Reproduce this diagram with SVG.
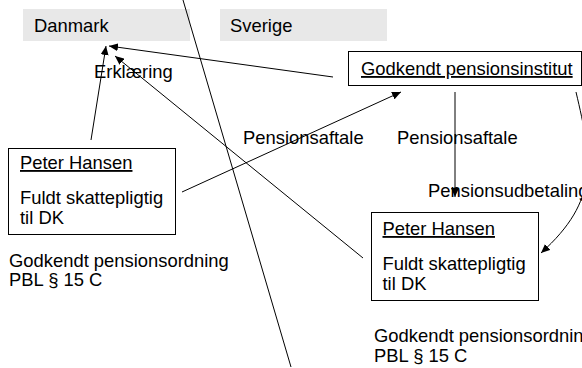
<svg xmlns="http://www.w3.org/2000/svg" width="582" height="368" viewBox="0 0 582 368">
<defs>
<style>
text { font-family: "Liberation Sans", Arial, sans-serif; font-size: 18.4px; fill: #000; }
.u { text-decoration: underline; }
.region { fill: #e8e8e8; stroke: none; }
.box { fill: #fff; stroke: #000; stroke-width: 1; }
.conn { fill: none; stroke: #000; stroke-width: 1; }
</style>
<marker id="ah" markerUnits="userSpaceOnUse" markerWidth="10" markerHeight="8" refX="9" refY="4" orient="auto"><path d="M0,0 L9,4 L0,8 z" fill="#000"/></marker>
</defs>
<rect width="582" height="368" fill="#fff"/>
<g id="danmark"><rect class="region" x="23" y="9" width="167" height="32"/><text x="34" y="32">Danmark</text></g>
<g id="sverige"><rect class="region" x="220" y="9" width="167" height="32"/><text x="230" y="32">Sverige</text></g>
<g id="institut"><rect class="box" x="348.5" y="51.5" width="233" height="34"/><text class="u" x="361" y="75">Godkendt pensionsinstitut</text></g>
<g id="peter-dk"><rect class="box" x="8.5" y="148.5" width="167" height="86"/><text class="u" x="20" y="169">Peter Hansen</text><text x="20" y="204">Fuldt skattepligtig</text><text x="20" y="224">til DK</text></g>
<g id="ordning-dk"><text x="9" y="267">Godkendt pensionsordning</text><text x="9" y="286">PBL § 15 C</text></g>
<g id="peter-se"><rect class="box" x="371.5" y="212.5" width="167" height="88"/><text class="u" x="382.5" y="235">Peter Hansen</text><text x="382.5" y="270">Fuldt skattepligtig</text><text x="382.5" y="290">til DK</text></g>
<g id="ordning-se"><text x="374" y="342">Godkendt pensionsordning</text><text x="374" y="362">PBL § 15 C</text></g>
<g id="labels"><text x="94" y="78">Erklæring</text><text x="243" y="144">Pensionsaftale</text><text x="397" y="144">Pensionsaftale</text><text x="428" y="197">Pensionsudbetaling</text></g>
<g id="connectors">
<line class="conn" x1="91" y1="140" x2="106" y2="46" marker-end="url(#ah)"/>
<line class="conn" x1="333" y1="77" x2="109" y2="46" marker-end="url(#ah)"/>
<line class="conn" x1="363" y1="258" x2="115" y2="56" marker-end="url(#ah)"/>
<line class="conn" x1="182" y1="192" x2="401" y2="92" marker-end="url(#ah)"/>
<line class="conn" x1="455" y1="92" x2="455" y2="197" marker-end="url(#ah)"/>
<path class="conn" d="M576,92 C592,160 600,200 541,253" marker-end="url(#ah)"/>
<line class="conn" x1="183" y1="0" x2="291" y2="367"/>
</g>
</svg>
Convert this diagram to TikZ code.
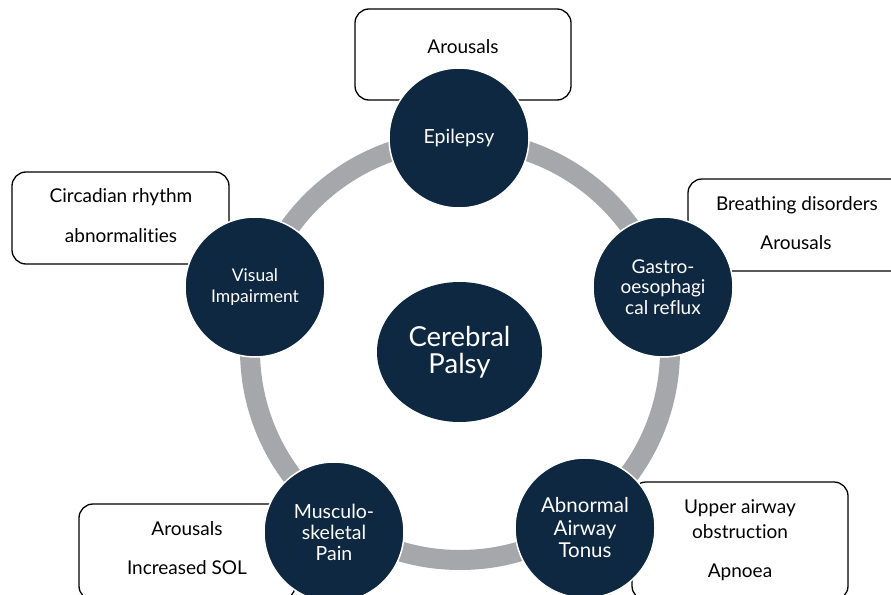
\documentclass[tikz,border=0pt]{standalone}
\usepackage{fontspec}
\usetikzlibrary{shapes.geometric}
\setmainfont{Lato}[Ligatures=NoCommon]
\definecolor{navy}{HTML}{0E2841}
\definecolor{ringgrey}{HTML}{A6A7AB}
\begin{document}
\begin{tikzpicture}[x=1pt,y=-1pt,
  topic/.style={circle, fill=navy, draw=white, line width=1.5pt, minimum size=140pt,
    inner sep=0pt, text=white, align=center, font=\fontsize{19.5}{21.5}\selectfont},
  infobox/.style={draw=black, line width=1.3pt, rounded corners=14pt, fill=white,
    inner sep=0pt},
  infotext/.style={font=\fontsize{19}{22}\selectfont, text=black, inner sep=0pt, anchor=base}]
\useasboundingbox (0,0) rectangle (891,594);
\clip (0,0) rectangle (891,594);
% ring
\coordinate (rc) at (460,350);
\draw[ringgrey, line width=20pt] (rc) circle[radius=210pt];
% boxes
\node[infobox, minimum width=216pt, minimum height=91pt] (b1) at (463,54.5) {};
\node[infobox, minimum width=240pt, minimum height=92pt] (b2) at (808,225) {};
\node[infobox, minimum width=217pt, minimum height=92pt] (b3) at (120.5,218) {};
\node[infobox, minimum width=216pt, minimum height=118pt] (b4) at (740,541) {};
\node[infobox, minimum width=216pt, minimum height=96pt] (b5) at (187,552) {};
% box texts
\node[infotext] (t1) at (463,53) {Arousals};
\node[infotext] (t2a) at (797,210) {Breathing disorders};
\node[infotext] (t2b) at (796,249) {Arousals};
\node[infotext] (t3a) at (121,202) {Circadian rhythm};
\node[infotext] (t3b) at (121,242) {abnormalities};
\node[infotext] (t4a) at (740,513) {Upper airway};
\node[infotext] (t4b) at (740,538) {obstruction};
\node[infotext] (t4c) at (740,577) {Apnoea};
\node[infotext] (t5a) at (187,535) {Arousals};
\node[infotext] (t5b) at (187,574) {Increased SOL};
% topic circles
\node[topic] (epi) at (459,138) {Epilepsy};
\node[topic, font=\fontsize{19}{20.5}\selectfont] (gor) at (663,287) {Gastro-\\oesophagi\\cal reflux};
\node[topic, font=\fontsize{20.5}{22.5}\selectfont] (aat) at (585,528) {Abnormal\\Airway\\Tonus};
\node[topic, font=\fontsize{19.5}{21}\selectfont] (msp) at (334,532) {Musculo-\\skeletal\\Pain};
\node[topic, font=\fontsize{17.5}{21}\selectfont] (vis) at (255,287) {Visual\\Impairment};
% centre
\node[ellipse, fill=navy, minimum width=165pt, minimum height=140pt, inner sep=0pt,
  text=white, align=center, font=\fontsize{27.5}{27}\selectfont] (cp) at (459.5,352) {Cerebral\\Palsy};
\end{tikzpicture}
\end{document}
::::::
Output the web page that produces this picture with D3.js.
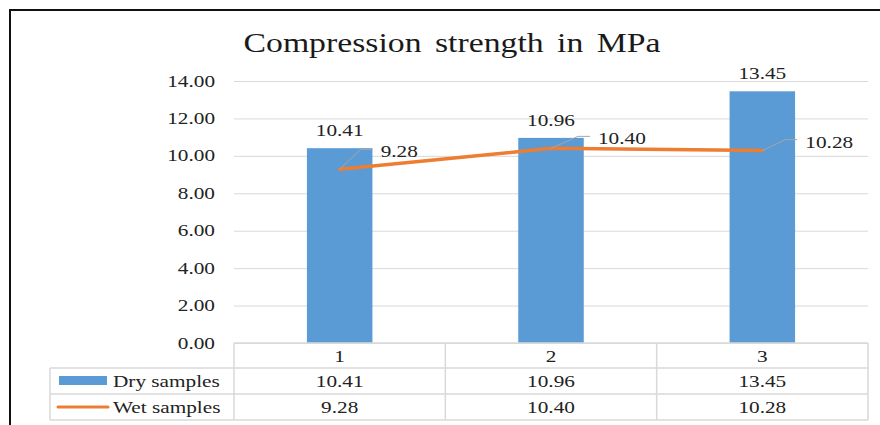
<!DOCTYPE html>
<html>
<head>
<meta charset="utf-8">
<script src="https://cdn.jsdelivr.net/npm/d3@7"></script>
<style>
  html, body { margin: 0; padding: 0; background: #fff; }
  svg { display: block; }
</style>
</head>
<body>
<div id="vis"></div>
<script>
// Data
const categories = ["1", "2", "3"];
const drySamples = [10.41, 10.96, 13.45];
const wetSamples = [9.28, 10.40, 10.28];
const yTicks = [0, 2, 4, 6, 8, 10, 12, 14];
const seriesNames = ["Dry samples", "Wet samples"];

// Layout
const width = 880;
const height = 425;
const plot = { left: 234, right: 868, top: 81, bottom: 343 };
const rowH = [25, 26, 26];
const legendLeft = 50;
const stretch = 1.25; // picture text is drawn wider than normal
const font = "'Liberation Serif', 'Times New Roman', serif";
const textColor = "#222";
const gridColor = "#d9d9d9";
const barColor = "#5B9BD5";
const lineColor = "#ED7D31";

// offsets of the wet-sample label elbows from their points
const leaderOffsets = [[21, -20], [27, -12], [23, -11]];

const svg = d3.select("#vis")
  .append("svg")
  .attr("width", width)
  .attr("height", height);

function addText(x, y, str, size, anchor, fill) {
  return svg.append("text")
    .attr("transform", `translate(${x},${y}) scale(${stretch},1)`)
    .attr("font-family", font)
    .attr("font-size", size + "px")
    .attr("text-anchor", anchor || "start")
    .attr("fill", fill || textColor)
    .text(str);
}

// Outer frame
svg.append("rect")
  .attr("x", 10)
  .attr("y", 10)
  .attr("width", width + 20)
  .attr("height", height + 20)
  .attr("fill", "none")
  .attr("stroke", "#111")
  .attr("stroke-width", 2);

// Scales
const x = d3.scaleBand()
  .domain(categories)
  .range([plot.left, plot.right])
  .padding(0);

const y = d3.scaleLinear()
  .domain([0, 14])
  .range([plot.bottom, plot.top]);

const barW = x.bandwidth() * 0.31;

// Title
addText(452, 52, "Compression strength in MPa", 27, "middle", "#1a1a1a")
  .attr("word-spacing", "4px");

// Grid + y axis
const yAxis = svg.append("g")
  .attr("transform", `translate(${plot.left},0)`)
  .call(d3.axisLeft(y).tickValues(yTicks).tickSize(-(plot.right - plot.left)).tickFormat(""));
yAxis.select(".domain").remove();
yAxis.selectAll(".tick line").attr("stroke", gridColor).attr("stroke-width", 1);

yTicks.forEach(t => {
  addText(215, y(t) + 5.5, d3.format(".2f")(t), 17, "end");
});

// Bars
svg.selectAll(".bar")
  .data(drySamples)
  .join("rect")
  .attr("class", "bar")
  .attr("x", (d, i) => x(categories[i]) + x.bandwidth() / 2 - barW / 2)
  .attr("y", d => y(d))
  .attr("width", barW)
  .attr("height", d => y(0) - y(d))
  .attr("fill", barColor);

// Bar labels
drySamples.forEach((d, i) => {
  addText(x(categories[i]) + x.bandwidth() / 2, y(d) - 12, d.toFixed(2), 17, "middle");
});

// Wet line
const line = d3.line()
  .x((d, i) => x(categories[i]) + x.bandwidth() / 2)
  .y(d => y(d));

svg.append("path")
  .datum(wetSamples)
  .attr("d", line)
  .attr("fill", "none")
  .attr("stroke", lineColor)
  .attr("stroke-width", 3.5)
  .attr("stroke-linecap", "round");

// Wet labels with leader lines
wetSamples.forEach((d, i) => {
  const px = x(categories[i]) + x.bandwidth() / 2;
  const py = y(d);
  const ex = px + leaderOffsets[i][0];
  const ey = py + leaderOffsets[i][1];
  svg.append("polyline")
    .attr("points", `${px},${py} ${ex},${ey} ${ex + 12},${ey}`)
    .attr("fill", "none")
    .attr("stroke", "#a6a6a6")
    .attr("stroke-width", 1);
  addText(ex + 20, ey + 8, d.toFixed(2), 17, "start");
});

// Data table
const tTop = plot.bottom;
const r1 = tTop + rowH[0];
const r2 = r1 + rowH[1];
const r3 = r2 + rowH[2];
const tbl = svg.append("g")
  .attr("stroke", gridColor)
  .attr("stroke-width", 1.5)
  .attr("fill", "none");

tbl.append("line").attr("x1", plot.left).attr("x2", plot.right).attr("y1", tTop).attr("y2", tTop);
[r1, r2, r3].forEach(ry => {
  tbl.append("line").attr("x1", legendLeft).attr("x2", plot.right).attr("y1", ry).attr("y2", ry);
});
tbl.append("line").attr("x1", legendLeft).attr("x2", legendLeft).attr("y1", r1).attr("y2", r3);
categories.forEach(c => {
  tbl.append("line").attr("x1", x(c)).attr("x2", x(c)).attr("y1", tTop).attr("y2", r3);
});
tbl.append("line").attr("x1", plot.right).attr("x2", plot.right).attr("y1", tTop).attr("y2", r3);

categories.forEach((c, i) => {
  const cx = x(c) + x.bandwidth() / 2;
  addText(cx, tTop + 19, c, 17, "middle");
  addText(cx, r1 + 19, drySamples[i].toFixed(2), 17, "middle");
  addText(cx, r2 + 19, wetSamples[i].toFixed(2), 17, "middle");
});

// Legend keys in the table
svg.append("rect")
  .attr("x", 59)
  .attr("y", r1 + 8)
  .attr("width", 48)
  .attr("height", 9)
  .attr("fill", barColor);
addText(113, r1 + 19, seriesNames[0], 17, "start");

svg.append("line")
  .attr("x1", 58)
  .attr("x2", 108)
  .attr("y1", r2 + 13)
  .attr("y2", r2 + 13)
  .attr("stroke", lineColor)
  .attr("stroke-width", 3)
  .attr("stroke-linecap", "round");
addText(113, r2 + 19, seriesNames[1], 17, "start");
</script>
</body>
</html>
::::::
▸ **Your task**
Across the data, tally the lines containing "this" and give back the number alone.

▸ **Result**
3